- Problem requirements -
For every line in the data below that contains "matplotlib", copy the line.

- Given material -
· · · ·

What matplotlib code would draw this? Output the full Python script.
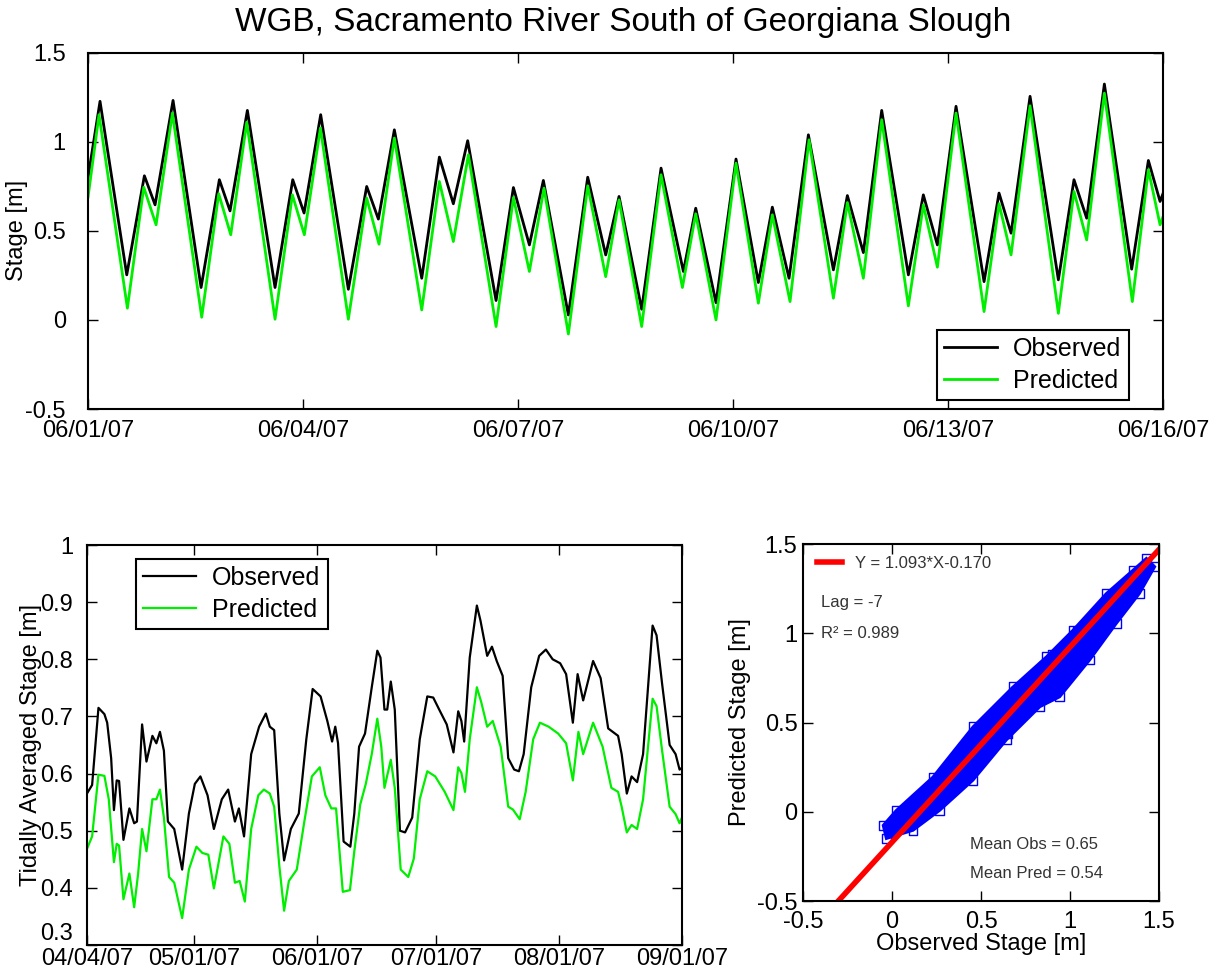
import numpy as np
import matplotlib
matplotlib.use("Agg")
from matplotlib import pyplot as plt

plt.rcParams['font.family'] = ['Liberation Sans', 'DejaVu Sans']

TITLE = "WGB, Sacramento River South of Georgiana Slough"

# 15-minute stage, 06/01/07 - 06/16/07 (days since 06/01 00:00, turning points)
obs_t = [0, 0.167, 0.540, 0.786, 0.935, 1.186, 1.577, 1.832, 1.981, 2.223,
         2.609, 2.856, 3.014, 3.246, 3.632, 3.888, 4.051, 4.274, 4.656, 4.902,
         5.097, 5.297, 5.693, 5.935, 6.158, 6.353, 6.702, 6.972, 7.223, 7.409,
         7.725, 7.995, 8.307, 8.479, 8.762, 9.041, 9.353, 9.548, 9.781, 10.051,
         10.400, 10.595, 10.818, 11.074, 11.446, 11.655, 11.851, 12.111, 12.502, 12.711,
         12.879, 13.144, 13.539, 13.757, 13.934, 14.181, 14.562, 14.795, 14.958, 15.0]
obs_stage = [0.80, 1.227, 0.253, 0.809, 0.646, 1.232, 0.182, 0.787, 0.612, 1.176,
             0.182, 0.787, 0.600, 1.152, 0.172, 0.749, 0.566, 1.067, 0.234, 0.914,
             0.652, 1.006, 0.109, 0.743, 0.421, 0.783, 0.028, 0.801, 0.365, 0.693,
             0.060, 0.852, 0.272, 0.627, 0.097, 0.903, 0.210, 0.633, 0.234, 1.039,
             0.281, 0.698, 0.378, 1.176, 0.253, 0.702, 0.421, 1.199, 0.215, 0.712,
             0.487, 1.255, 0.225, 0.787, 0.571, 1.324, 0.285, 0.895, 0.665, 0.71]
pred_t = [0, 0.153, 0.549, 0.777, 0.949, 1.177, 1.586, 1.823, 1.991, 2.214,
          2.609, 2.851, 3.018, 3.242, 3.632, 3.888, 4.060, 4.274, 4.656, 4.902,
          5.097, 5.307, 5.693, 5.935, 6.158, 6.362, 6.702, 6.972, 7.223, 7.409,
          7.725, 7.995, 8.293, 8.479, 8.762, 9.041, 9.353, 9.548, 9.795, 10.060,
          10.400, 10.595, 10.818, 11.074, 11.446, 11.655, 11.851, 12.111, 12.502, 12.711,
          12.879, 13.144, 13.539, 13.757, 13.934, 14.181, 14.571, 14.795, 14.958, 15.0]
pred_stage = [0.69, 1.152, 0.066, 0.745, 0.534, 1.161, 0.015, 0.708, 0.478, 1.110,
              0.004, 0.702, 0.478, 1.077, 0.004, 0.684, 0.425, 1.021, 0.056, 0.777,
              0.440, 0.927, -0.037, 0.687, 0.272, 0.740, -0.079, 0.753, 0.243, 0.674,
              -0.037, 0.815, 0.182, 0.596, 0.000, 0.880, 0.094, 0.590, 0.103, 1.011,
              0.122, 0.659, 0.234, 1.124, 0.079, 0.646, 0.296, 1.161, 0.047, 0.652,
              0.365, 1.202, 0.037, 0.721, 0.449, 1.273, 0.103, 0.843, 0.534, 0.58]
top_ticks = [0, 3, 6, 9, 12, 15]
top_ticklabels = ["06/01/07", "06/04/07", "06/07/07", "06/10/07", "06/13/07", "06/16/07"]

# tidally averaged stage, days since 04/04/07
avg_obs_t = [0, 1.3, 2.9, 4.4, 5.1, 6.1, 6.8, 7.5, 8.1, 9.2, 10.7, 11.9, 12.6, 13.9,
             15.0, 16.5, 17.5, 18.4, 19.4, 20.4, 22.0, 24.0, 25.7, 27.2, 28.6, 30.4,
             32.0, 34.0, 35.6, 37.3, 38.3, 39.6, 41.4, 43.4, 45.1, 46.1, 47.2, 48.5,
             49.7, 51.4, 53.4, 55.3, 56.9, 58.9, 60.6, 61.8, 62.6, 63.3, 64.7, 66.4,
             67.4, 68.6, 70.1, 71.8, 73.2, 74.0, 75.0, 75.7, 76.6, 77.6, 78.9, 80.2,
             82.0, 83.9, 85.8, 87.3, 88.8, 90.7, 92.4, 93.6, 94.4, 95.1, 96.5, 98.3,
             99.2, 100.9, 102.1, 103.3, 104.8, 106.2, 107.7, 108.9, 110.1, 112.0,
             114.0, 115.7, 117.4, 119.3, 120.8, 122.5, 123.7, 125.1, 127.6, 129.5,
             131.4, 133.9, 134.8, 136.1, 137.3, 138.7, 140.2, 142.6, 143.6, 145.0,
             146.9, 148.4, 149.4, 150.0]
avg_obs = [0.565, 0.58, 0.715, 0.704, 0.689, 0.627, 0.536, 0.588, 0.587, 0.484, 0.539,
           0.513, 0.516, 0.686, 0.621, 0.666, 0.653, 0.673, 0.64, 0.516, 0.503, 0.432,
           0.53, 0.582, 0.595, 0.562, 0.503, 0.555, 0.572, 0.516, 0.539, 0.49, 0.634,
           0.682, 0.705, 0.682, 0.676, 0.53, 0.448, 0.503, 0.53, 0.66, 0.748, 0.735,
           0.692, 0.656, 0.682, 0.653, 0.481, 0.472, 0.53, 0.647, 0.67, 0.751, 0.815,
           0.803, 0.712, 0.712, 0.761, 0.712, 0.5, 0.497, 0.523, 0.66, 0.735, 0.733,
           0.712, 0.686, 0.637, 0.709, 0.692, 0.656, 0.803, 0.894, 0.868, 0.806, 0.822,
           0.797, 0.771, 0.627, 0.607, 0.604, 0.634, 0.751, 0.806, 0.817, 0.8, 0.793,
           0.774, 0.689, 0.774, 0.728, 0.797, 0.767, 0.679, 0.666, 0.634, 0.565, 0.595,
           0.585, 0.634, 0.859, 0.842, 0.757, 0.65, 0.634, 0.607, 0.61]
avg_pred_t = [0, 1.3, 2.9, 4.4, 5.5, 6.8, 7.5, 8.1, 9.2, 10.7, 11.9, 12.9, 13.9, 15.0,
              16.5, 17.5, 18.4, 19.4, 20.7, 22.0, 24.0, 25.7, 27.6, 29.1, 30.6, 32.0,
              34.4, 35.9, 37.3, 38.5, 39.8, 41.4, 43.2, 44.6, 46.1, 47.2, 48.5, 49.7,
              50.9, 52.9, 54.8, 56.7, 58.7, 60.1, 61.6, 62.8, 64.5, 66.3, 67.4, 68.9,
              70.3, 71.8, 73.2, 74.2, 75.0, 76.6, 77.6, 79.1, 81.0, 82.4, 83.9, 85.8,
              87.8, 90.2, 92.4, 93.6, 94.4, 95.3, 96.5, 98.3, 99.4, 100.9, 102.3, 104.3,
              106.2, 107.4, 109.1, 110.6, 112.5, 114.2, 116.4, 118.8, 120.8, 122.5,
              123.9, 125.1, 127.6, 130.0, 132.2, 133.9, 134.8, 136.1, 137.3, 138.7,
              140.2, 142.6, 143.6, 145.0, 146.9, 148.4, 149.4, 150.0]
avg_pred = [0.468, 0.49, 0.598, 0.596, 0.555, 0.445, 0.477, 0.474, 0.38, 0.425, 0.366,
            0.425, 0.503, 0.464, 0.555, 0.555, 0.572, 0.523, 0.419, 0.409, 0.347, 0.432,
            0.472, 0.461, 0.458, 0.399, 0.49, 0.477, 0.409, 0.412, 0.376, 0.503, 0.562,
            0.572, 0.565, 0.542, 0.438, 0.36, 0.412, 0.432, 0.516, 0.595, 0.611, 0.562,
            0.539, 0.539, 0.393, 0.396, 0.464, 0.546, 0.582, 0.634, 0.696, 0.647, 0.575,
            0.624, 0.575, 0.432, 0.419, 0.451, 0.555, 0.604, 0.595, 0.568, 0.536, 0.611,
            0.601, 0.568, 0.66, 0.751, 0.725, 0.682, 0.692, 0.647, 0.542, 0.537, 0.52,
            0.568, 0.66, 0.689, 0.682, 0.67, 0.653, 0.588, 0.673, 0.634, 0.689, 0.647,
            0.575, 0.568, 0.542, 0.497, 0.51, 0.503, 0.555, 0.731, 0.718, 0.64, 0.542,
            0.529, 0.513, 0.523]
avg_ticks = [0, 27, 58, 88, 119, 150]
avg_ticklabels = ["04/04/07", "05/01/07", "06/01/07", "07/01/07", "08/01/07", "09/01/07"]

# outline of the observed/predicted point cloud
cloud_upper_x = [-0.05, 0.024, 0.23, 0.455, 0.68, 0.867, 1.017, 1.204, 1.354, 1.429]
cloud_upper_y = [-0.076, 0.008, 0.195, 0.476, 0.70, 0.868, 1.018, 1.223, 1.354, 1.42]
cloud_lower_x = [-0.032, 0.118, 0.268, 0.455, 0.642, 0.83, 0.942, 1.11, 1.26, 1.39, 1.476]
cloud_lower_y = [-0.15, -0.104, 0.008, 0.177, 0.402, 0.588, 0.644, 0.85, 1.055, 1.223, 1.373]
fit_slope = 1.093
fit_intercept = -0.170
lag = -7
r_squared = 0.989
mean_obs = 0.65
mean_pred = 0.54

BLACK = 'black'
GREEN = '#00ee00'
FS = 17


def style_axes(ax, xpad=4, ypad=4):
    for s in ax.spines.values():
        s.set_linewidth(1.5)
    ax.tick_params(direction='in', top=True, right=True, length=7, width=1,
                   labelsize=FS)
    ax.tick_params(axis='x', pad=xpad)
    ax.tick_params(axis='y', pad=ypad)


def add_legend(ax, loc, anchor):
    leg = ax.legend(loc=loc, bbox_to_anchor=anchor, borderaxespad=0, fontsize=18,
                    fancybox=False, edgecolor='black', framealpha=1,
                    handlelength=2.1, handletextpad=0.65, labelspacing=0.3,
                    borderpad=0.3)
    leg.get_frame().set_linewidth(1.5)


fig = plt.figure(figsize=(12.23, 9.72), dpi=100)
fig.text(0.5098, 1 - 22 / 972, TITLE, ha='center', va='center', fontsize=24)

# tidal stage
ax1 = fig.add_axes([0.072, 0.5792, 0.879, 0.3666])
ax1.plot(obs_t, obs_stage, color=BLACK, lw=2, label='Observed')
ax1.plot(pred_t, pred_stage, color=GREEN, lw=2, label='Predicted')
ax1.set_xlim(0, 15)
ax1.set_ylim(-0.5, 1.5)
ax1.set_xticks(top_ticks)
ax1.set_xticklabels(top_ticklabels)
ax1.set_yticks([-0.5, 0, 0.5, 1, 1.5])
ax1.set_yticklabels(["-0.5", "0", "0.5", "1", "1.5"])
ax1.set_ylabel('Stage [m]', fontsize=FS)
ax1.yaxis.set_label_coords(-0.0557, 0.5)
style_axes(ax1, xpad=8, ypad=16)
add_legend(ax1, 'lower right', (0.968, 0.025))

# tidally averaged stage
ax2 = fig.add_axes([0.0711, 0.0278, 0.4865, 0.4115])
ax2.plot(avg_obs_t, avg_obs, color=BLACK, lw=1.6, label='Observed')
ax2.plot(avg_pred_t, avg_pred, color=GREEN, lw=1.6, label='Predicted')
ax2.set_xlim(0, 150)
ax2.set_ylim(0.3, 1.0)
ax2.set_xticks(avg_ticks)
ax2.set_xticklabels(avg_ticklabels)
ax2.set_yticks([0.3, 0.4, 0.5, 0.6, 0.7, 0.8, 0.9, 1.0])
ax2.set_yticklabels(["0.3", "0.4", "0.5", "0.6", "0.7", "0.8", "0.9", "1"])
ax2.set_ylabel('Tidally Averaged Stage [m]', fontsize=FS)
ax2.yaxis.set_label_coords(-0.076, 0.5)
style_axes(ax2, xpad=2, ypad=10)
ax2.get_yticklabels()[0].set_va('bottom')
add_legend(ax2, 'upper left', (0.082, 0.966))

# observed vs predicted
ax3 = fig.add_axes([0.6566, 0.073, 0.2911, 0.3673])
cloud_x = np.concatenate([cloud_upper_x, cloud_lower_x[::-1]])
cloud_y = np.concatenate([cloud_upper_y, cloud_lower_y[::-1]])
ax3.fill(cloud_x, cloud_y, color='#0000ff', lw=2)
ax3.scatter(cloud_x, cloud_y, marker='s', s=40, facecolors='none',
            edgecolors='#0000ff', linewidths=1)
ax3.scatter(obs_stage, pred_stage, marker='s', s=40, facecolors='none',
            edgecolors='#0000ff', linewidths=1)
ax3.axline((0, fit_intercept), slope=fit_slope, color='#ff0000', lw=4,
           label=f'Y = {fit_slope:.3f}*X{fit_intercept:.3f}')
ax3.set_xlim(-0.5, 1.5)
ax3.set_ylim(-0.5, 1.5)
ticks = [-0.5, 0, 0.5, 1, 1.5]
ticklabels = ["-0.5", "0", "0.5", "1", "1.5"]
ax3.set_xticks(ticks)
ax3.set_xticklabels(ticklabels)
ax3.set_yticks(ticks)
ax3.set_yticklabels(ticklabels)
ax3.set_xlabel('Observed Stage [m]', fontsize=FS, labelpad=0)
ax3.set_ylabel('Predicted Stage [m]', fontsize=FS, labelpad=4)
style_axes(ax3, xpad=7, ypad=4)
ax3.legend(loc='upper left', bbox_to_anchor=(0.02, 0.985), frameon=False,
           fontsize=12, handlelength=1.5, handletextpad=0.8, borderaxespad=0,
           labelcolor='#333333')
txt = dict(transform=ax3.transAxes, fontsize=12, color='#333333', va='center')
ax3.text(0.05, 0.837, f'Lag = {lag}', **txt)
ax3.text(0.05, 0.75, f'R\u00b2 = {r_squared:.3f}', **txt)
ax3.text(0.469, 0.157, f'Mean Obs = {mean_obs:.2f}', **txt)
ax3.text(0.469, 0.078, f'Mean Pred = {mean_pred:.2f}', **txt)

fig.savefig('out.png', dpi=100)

· · · ·

- In response -
What matplotlib code would draw this? Output the full Python script.
import matplotlib
matplotlib.use("Agg")
from matplotlib import pyplot as plt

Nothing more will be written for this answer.